David Stern: NBA Should ‘probably’ Remove Medical Marijuana From Banned List

David Stern, NBA commissioner
Nathaniel S. Butler/NBAE

Advocates for the use of medical marijuana in professional sports just got a big ally: former NBA commissioner David Stern.

It’s “probably” the right time for the league to allow players to use medical marijuana for treating injuries, Stern said in an interview with former NBA player Al Harrington for a documentary on LeBron James’ Uninterrupted media platform.

“I’m now at the point where, personally, I think it probably should be removed from the banned list,” Stern said. “You’ve persuaded me.”

Ironically, it was Stern who previously tightened NBA rules on marijuana during his time as commissioner from 1984 to 2014.

“It was generally known at some point, until we tightened the rules, that a lot of our players were smoking a lot of marijuana,” Stern said to Harrington. “In fact, some of our players came to us and said, ‘Some of these guys are high coming into the game.’ But we began tightening it up, and at that time, people accepted the generally held wisdom that marijuana was a gateway drug and that if you start smoking, you’re liable to go on to bigger and better stuff.”
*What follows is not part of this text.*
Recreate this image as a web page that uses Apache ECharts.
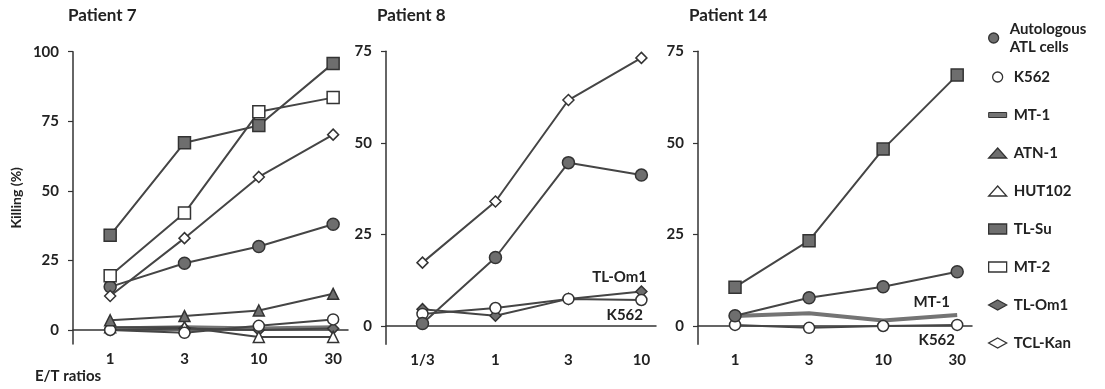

Stern cited the current overall perception of marijuana in society and a CNN series on medical marijuana as the main reasons for his change of stance. He added: “There’s universal agreement that marijuana for medical purposes should be completely legal.”

In his conversation with Stern, Harrington described how he used CBD, a marijuana derivative, to help recoever from a “botched knee surgery”.
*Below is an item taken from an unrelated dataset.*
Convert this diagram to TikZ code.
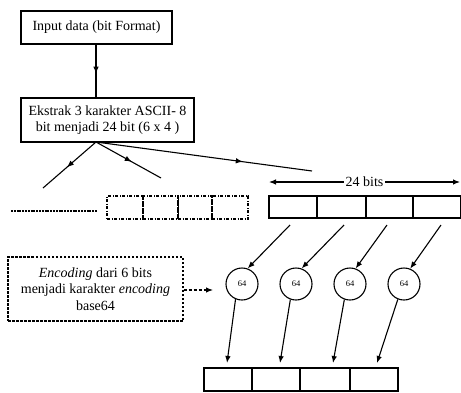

“I think all of the leagues are now appropriately focused on player training, structuring of the right parts of their body, player rehabilitation in the case of injury, player nutrition, player this, player that,” Stern said. “This should be a part of that conversation. Can you imagine if we could create a situation where every superstar was able to play one additional year?”

Current NBA commissioner Adam Silver has been cagey about the possibility of a change in the league’s stance. “I would say it’s something we will look at,” Silver said when asked about the future of medical marijuana during a Reddit interview in August. “I’m very interested in the science when it comes to medical marijuana.”

The NBA has no current plans to change any marijuana policies, NBA spokesman Mike Bass stated in the wake of Stern’s comments. “While Commissioner Silver has said that we are interested in better understanding the safety and efficacy of medical marijuana, our position remains unchanged regarding the use by current NBA players of marijuana for recreational purposes,” Bass said.